St. Galler Schüler sind sehr gut in Mathematik, gut in Naturwissenschaften und zwischen gut und genügend im Lesen, Bild: Reto Martin
Pisa verändert Schulen, St. Galler Tagblatt, 5.11. von Fritz Bichsel
«Trottel» oder «Musterschüler»? – Diese Extreme zu
den Resultaten der Schweizer Schüler standen im «Blick» zum ersten Pisa-Test,
als es ums Lesen ging, und jetzt in unserer Zeitung (Ausgabe vom 24. September)
zum jüngsten Vergleich zwölf Jahre später in Mathematik. Das wertet
Bildungswissenschafter Christian Brühwiler als übertriebene Interpretation. Er
leitet das Institut der Pädagogischen Hochschule St.Gallen (PHSG), das an der
Auswertung von Zusatzerhebungen in Kantonen beteiligt ist und deren Ergebnisse
für den Kanton St.Gallen vertieft analysierte.
Dabei zeigte sich: St.Galler Schülerinnen und
Schüler sind am Ende der Volksschule sehr gut in Mathematik, gut in
Naturwissenschaften sowie zwischen gut und genügend im Lesen, in allen diesen
Bereichen etwas besser als der Schweizer Durchschnitt und über die zwölf Jahre
stabil auf diesem Niveau. «Pisa löste in der Schweiz erste vergleichende
Leistungsmessungen aus, stärkte Kompetenzorientierung und war Wegbereiter für
eine Harmonisierung» sagt Christian Brühwiler am Schlussanlass für Lehrkräfte
und weitere Interessierte. «Pisa misst aber nur Teilaspekte von Bildungszielen,
weshalb sich Bildungspolitik nicht einseitig an diesen Tests orientieren kann.»
«Schüler bleiben konstant gut»
Für Regierungsrat Stefan Kölliker als Leiter des
Bildungsdepartements sind die Resultate der vertieften Studien im Kanton «ein
Grund zum Loben». Das hohe Niveau seit Jahren widerspreche «klar der
landläufigen Meinung, die Schülerinnen und Schüler würden immer schlechter».
Der Bericht der Wissenschafter bestärkt den Bildungschef, «als zentrales
Anliegen die Lehrpersonen zu stärken.» Handlungsbedarf sieht er beim Fördern
von Schülern mit schwieriger sozialer Herkunft oder Migrationshintergrund –
trotz vergleichsweise guter St.Galler Resultate in diesem Bereich.
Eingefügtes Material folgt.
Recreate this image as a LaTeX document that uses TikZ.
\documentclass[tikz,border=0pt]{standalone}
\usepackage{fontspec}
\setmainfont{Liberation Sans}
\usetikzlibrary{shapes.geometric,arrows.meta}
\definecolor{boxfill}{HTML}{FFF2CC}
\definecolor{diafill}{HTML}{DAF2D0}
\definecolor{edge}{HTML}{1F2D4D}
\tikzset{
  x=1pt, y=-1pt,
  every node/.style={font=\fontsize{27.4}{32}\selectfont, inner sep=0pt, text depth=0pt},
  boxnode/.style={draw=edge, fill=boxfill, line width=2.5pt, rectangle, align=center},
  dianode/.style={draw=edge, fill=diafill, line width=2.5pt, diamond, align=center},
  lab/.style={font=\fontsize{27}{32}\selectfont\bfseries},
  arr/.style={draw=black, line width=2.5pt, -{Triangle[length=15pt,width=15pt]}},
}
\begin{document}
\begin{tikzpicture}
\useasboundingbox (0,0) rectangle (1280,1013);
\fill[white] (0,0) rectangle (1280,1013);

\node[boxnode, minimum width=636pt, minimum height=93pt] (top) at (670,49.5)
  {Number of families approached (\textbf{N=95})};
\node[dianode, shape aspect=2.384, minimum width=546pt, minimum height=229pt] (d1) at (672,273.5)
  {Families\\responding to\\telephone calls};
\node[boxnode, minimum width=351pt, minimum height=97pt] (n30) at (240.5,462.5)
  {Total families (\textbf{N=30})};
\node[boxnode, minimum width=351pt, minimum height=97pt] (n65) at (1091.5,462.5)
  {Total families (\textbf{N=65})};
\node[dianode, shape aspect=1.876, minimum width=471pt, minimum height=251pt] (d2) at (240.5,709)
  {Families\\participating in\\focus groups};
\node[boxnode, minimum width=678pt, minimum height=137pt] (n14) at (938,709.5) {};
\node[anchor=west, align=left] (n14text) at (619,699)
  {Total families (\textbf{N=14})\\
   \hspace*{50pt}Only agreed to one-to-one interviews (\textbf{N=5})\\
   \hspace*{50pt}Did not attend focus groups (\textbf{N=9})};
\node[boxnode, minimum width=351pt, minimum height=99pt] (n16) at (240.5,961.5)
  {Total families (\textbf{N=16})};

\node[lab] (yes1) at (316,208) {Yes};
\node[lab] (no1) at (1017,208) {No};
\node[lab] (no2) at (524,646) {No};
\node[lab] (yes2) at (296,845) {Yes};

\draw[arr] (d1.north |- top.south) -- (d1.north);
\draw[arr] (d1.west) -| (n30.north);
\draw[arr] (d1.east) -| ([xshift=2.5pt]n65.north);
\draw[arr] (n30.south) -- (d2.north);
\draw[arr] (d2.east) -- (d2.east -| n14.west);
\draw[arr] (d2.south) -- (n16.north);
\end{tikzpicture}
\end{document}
Als Ansatz
zur Anhebung der tiefen Maturaquote sollen «überdurchschnittlich begabte
Schüler aus bildungsfernen Schichten noch besser motiviert werden für einen
gymnasialen Abschluss oder die Berufsmaturität».
Der Bericht zeigt nur einen geringen Anteil an
Aufgaben mit Bezug zur Lebenswelt. Das bedauert der Bildungschef, und er
erhofft sich hier «eine Verschiebung zugunsten des Praxisbezugs mit dem
kompetenzorientierten Lehrplan 21». Weil Realschüler in einzelnen Bereichen
höhere Fähigkeiten haben als Sekundarschüler und sogar Gymnasiasten, kann sich
Stefan Kölliker vorstellen, «den Schulträgern für die Zukunft mehrere
Oberstufenmodelle zur Verfügung zu stellen».
PHSG-Rektor Erwin Beck stellt in der Zeit der
Pisa-Tests Bewegung in der Schule fest: neue Anwendungsfelder für Mathematik,
Entwicklung von Aufgaben zur kognitiven Aktivierung der Lernenden, neue
Unterrichtsformen und weiteres. Was davon Pisa bewirkt habe, sei Spekulation.
Sicher habe Pisa «positive Bildungsdiskussionen ausgelöst, Bedarf für mehr
Durchlässigkeit auf der Oberstufe bestätigt und gezeigt: Im Kanton St.Gallen
haben wir gute Lehrerinnen und Lehrer.»
Mit oder ohne Pisa weiter?
Die vertiefte Analyse der Pisa-Tests wird jetzt im
Kanton St.Gallen abgelöst durch eine weitere Fächer umfassende Überprüfung der
Grundkompetenzen von Schülern. Erwin Beck wäre nicht unglücklich, «wenn wir nun
auch die Beteiligung an Pisa mindestens einige Jahre aussetzen würden». Der
Wissenschafter Christian Brühwiler hingegen empfiehlt «an dieser Möglichkeit
zum Vergleich auf internationaler Ebene festzuhalten».